→ WORK TO DO
Copy out the data exactly, leaving the pictures behind.
--
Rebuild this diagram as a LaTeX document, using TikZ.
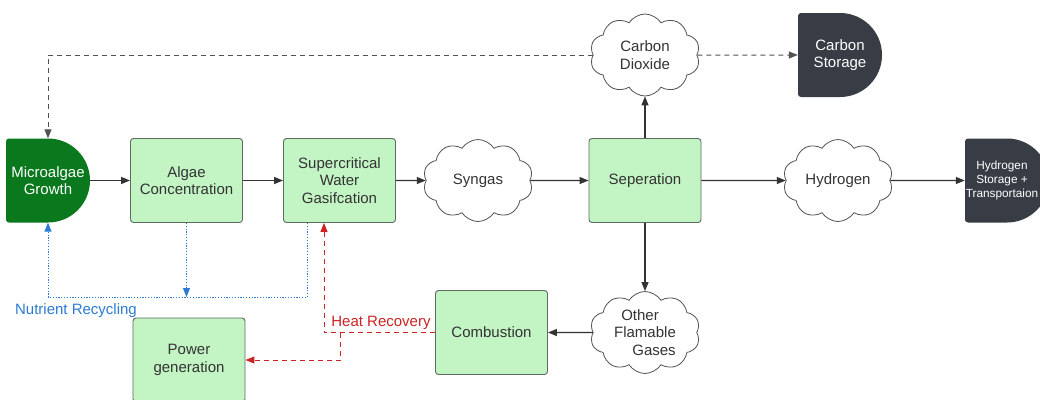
\documentclass[tikz,border=0pt]{standalone}
\usepackage{fontspec}
\setmainfont{Liberation Sans}
\usetikzlibrary{arrows.meta,shapes.symbols,calc}
\definecolor{boxfill}{HTML}{C3F4C4}
\definecolor{boxline}{HTML}{5E6B60}
\definecolor{darkgreen}{HTML}{0A781C}
\definecolor{slate}{HTML}{373C45}
\definecolor{ink}{HTML}{333333}
\definecolor{nutblue}{HTML}{2B7BD3}
\definecolor{heatred}{HTML}{CC2424}
\tikzset{
  x=1pt, y=-1pt,
  every node/.style={font=\fontsize{15}{17.5}\selectfont, text=ink, align=center},
  procbox/.style={draw=boxline, fill=boxfill, line width=0.9pt, rounded corners=3pt,
    minimum width=112pt, minimum height=84pt, inner sep=0pt},
  puff/.style={cloud, draw=ink!85, fill=white, line width=0.8pt, cloud puffs=10,
    cloud puff arc=115, aspect=1.35, minimum width=110pt, minimum height=82pt, inner sep=0pt},
  dnode/.style={minimum width=84pt, minimum height=84pt, inner sep=0pt},
  flow/.style={draw=ink, line width=1.3pt, -{Triangle[length=9pt,width=7pt]}},
  co2line/.style={draw=ink!85, line width=1pt, dash pattern=on 5pt off 4pt,
    -{Triangle[length=9pt,width=7pt]}},
  nut/.style={draw=nutblue, line width=1pt, dash pattern=on 1.2pt off 1.6pt,
    -{Triangle[length=9pt,width=7pt]}},
  heat/.style={draw=heatred, line width=1pt, dash pattern=on 5pt off 4pt,
    -{Triangle[length=9pt,width=7pt]}},
}
% D-shaped terminal: straight left side, semicircular right side (y axis points down)
\newcommand{\dshape}[3]{% centre x, centre y, fill colour
  \fill[#3, rounded corners=3pt] (#1-42,#2+42) -- (#1-42,#2-42) [sharp corners] -- (#1,#2-42)
    arc[start angle=-90, end angle=90, radius=42] [rounded corners=3pt] -- (#1-42,#2+42) -- cycle;
}
\begin{document}
\begin{tikzpicture}
\useasboundingbox (0,0) rectangle (1040,399);
\fill[white] (0,0) rectangle (1040,399);

% terminals
\dshape{48}{180.5}{darkgreen}
\node[dnode, text=white] (growth) at (48,180.5) {Microalgae\\Growth};
\dshape{840}{55}{slate}
\node[dnode, text=white] (cstore) at (840,55) {Carbon\\Storage};
\dshape{1007}{180.5}{slate}
\node[dnode, minimum width=74pt, text=white, font=\fontsize{11.8}{14.3}\selectfont] (hstore) at (1002,180.5) {Hydrogen\\Storage +\\Transportaion};

% process boxes
\node[procbox] (conc) at (186.5,180.5) {Algae\\Concentration};
\node[procbox] (scwg) at (339.5,180.5) {Supercritical\\Water\\Gasifcation};
\node[procbox] (sep) at (645,180.5) {Seperation};
\node[procbox] (comb) at (491.5,332.5) {Combustion};
\node[procbox] (power) at (189,360) {Power\\generation};

% gas clouds
\node[puff] (syngas) at (478,180.5) {Syngas};
\node[puff] (hydro) at (838,180.5) {Hydrogen};
\node[puff] (co2) at (645,55) {Carbon\\Dioxide};
\node[puff] (other) at (645,332.5) {\hspace*{-10pt}Other\\Flamable\\\hspace*{18pt}Gases};

% main process flow
\draw[flow] (growth) -- (conc);
\draw[flow] (conc) -- (scwg);
\draw[flow] (scwg) -- (syngas);
\draw[flow] (syngas) -- (sep);
\draw[flow] (sep) -- (hydro);
\draw[flow] (hydro.east) -- (hstore.west);
\draw[flow] (sep) -- (co2);
\draw[flow] (sep) -- (other);
\draw[flow] (other) -- (comb);

% carbon dioxide routes
\draw[co2line] (co2.west) -| (growth.north);
\draw[co2line] (co2.east) -- (cstore.west);

% nutrient recycling
\coordinate (nbase) at (48,297);
\draw[nut] ([xshift=-32pt]scwg.south) |- (nbase) -- (growth.south);
\draw[nut] (conc.south) -- (conc.south |- nbase);
\node[text=nutblue, anchor=center] (nutlabel) at (76,311) {Nutrient Recycling};

% heat recovery
\draw[heat] (comb.west) -| ([xshift=-15.5pt]scwg.south);
\coordinate (hsplit) at (340,332.5);
\draw[heat] (hsplit) |- (power.east);
\node[text=heatred] (heatlabel) at (381,323) {Heat Recovery};
\end{tikzpicture}
\end{document}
--
→ TASK ANSWER
Rebuild this diagram as a LaTeX document, using TikZ.
\documentclass[tikz,border=0pt]{standalone}
\usepackage{fontspec}
\setmainfont{Liberation Sans}
\usetikzlibrary{arrows.meta,shapes.symbols,calc}
\definecolor{boxfill}{HTML}{C3F4C4}
\definecolor{boxline}{HTML}{5E6B60}
\definecolor{darkgreen}{HTML}{0A781C}
\definecolor{slate}{HTML}{373C45}
\definecolor{ink}{HTML}{333333}
\definecolor{nutblue}{HTML}{2B7BD3}
\definecolor{heatred}{HTML}{CC2424}
\tikzset{
  x=1pt, y=-1pt,
  every node/.style={font=\fontsize{15}{17.5}\selectfont, text=ink, align=center},
  procbox/.style={draw=boxline, fill=boxfill, line width=0.9pt, rounded corners=3pt,
    minimum width=112pt, minimum height=84pt, inner sep=0pt},
  puff/.style={cloud, draw=ink!85, fill=white, line width=0.8pt, cloud puffs=10,
    cloud puff arc=115, aspect=1.35, minimum width=110pt, minimum height=82pt, inner sep=0pt},
  dnode/.style={minimum width=84pt, minimum height=84pt, inner sep=0pt},
  flow/.style={draw=ink, line width=1.3pt, -{Triangle[length=9pt,width=7pt]}},
  co2line/.style={draw=ink!85, line width=1pt, dash pattern=on 5pt off 4pt,
    -{Triangle[length=9pt,width=7pt]}},
  nut/.style={draw=nutblue, line width=1pt, dash pattern=on 1.2pt off 1.6pt,
    -{Triangle[length=9pt,width=7pt]}},
  heat/.style={draw=heatred, line width=1pt, dash pattern=on 5pt off 4pt,
    -{Triangle[length=9pt,width=7pt]}},
}
% D-shaped terminal: straight left side, semicircular right side (y axis points down)
\newcommand{\dshape}[3]{% centre x, centre y, fill colour
  \fill[#3, rounded corners=3pt] (#1-42,#2+42) -- (#1-42,#2-42) [sharp corners] -- (#1,#2-42)
    arc[start angle=-90, end angle=90, radius=42] [rounded corners=3pt] -- (#1-42,#2+42) -- cycle;
}
\begin{document}
\begin{tikzpicture}
\useasboundingbox (0,0) rectangle (1040,399);
\fill[white] (0,0) rectangle (1040,399);

% terminals
\dshape{48}{180.5}{darkgreen}
\node[dnode, text=white] (growth) at (48,180.5) {Microalgae\\Growth};
\dshape{840}{55}{slate}
\node[dnode, text=white] (cstore) at (840,55) {Carbon\\Storage};
\dshape{1007}{180.5}{slate}
\node[dnode, minimum width=74pt, text=white, font=\fontsize{11.8}{14.3}\selectfont] (hstore) at (1002,180.5) {Hydrogen\\Storage +\\Transportaion};

% process boxes
\node[procbox] (conc) at (186.5,180.5) {Algae\\Concentration};
\node[procbox] (scwg) at (339.5,180.5) {Supercritical\\Water\\Gasifcation};
\node[procbox] (sep) at (645,180.5) {Seperation};
\node[procbox] (comb) at (491.5,332.5) {Combustion};
\node[procbox] (power) at (189,360) {Power\\generation};

% gas clouds
\node[puff] (syngas) at (478,180.5) {Syngas};
\node[puff] (hydro) at (838,180.5) {Hydrogen};
\node[puff] (co2) at (645,55) {Carbon\\Dioxide};
\node[puff] (other) at (645,332.5) {\hspace*{-10pt}Other\\Flamable\\\hspace*{18pt}Gases};

% main process flow
\draw[flow] (growth) -- (conc);
\draw[flow] (conc) -- (scwg);
\draw[flow] (scwg) -- (syngas);
\draw[flow] (syngas) -- (sep);
\draw[flow] (sep) -- (hydro);
\draw[flow] (hydro.east) -- (hstore.west);
\draw[flow] (sep) -- (co2);
\draw[flow] (sep) -- (other);
\draw[flow] (other) -- (comb);

% carbon dioxide routes
\draw[co2line] (co2.west) -| (growth.north);
\draw[co2line] (co2.east) -- (cstore.west);

% nutrient recycling
\coordinate (nbase) at (48,297);
\draw[nut] ([xshift=-32pt]scwg.south) |- (nbase) -- (growth.south);
\draw[nut] (conc.south) -- (conc.south |- nbase);
\node[text=nutblue, anchor=center] (nutlabel) at (76,311) {Nutrient Recycling};

% heat recovery
\draw[heat] (comb.west) -| ([xshift=-15.5pt]scwg.south);
\coordinate (hsplit) at (340,332.5);
\draw[heat] (hsplit) |- (power.east);
\node[text=heatred] (heatlabel) at (381,323) {Heat Recovery};
\end{tikzpicture}
\end{document}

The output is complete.